Era um eficaz operacional político. No seu rápido NSU - ele que foi sempre um homem dos automóveis - corremos "seca e meca" a tentar mobilizar figuras tidas como "gente fixe", em diversas localidades, pessoas que tinham estado "connosco" (não comigo, claro) nos tempos "do Norton e do Delgado". Tivemos então algumas boas surpresas, muitas outras desilusões e, numa tarde, escapámos por uma unha negra a uma sova de varapau em Abaças, ameaçados por gente da “situação”. No final dessa bela aventura política, levámos uma já esperada "abada", sob a criativa aritmética de resultados da ditadura. Mas divertimo-nos imenso. E ficámos, para sempre, com uma relação de amizade e solidariedade. 

Passaram, entretanto, quatro décadas. A vida fazia com que nos encontrássemos apenas a espaços, nas minhas passagens por Vila Real. Falávamos da política de hoje e recordávamos, por vezes, episódios dessa intensa jornada de outrora. Chegámos mesmo a planear organizar algo para fixar a memória desses tempos. Tal, porém, nunca se proporcionou. 
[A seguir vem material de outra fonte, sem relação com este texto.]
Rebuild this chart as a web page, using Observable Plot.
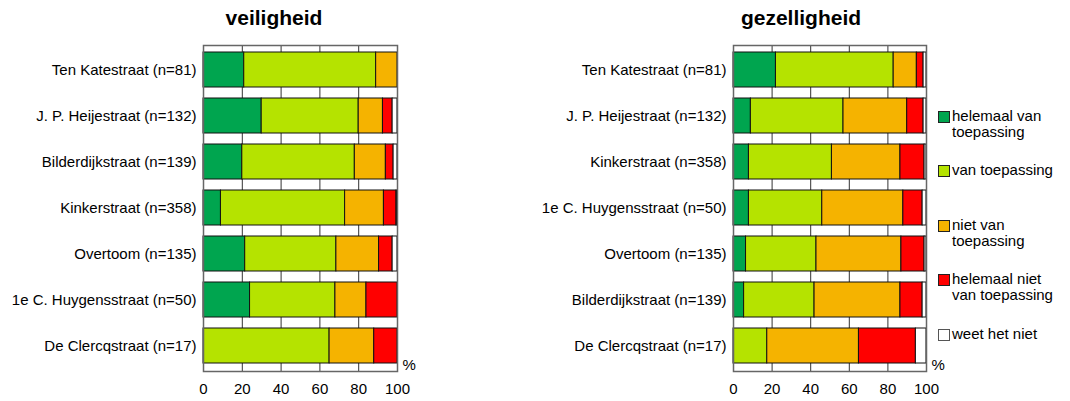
<!DOCTYPE html>
<html>
<head>
<meta charset="utf-8">
<script src="https://cdn.jsdelivr.net/npm/d3@7"></script>
<script src="https://cdn.jsdelivr.net/npm/@observablehq/plot@0.6"></script>
<style>
  body { margin: 0; background: white; font-family: "Liberation Sans", Arial, sans-serif; }
  #wrap { position: relative; width: 1070px; height: 401px; overflow: hidden; }
  .title { position: absolute; top: 6px; font-weight: bold; font-size: 21px; transform: translateX(-50%); white-space: nowrap; }
  .panel { position: absolute; top: 0; }
  .leg { position: absolute; left: 938px; font-size: 15px; line-height: 16px; }
  .sw { position: absolute; left: 0; width: 10px; height: 10px; border: 1px solid #222; }
  .lt { position: absolute; left: 14px; white-space: nowrap; }
</style>
</head>
<body>
<div id="wrap"></div>
<script>
// ---- data ----
const categories = ["helemaal van toepassing", "van toepassing", "niet van toepassing", "helemaal niet van toepassing", "weet het niet"];
const colors = ["#00a54f", "#b5e300", "#f5b300", "#ff0000", "#ffffff"];
const xTicks = [0, 20, 40, 60, 80, 100];
const gridTicks = [20, 40, 60, 80];

// veiligheid
const streetsV = ["Ten Katestraat (n=81)", "J. P. Heijestraat (n=132)", "Bilderdijkstraat (n=139)", "Kinkerstraat (n=358)", "Overtoom (n=135)", "1e C. Huygensstraat (n=50)", "De Clercqstraat (n=17)"];
const vHelemaal     = [21, 30, 20, 9, 21.5, 24, 0];
const vVan          = [68, 50, 58, 64, 47, 44, 65];
const vNiet         = [11, 12.5, 16, 20, 22, 16, 23];
const vHelemaalNiet = [0, 5, 4, 6.5, 7, 16, 12];
const vWeet         = [0, 2.5, 2, 0.5, 2.5, 0, 0];

// gezelligheid
const streetsG = ["Ten Katestraat (n=81)", "J. P. Heijestraat (n=132)", "Kinkerstraat (n=358)", "1e C. Huygensstraat (n=50)", "Overtoom (n=135)", "Bilderdijkstraat (n=139)", "De Clercqstraat (n=17)"];
const gHelemaal     = [22, 9, 8, 8, 6.5, 5.5, 0];
const gVan          = [61, 48, 43, 38, 36.5, 36.5, 17.5];
const gNiet         = [12, 33, 35.5, 42, 44, 44.5, 47.5];
const gHelemaalNiet = [3.5, 8.5, 12.5, 10, 12, 11.5, 29.5];
const gWeet         = [1.5, 1.5, 1, 2, 1, 2, 5.5];

function panel(streets, series, width, ml, mr) {
  const data = [];
  streets.forEach((s, i) => categories.forEach((c, j) => {
    const v = series[j][i];
    if (v > 0) data.push({street: s, cat: c, value: v});
  }));
  return Plot.plot({
    width, height: 401,
    marginLeft: ml, marginRight: mr, marginTop: 45, marginBottom: 30,
    style: {fontFamily: "'Liberation Sans', Arial, sans-serif", fontSize: "15px", color: "black", background: "white", overflow: "visible"},
    x: {domain: [0, 100], ticks: xTicks, tickSize: 0, tickPadding: 12, label: null},
    y: {domain: streets, paddingInner: 0.23, paddingOuter: 0.12, tickSize: 0, tickPadding: 7, label: null},
    color: {domain: categories, range: colors},
    marks: [
      Plot.ruleX(gridTicks, {stroke: "#333", strokeWidth: 1}),
      Plot.barX(data, {x: "value", y: "street", fill: "cat", stroke: "#111", strokeWidth: 1, order: categories}),
      Plot.frame({stroke: "#666", strokeWidth: 1.5}),
      Plot.text(["%"], {frameAnchor: "bottom-right", textAnchor: "start", dx: 5, dy: -2, fontSize: 15})
    ]
  });
}

const wrap = document.getElementById("wrap");
const p1 = panel(streetsV, [vHelemaal, vVan, vNiet, vHelemaalNiet, vWeet], 530, 203, 133);
p1.classList.add("panel"); p1.style.left = "0px";
wrap.appendChild(p1);
const p2 = panel(streetsG, [gHelemaal, gVan, gNiet, gHelemaalNiet, gWeet], 540, 203, 144);
p2.classList.add("panel"); p2.style.left = "530px";
wrap.appendChild(p2);

function addTitle(text, cx) {
  const d = document.createElement("div");
  d.className = "title"; d.textContent = text; d.style.left = cx + "px";
  wrap.appendChild(d);
}
addTitle("veiligheid", 274);
addTitle("gezelligheid", 801);

// legend
const legendLines = [["helemaal van", "toepassing"], ["van toepassing"], ["niet van", "toepassing"], ["helemaal niet", "van toepassing"], ["weet het niet"]];
const legendTops = [111, 165, 220, 274, 329];
categories.forEach((c, i) => {
  const g = document.createElement("div");
  g.className = "leg"; g.style.top = legendTops[i] + "px";
  const sw = document.createElement("div");
  sw.className = "sw"; sw.style.top = "0px"; sw.style.background = colors[i];
  sw.style.borderColor = i === 4 ? "#555" : "#222";
  g.appendChild(sw);
  const t = document.createElement("div");
  t.className = "lt"; t.style.top = "-3px";
  t.innerHTML = legendLines[i].join("<br>");
  g.appendChild(t);
  wrap.appendChild(g);
});
</script>
</body>
</html>
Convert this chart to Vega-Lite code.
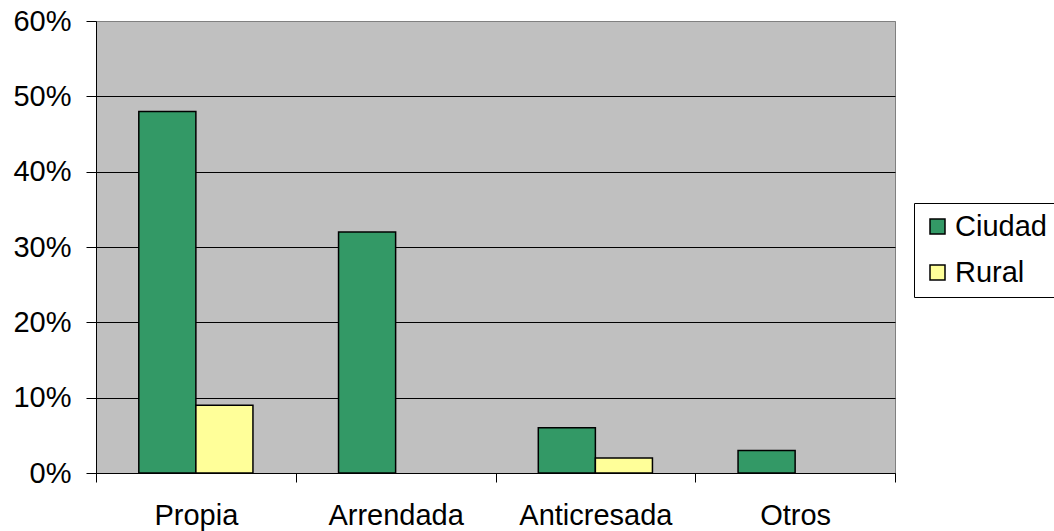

Há poucos anos, teve a amabilidade de me oferecer a sua documentação política, que ainda não tive oportunidade de tratar. Agradeci-lhe o gesto, numa visita que lhe fiz, no lar onde estava alojado, no último dia de 2009, a desejar-lhe um bom ano. Não tive possibilidade de lhe ir dar um novo abraço, como era minha intenção, no final do ano passado. E, agora, já não o posso fazer.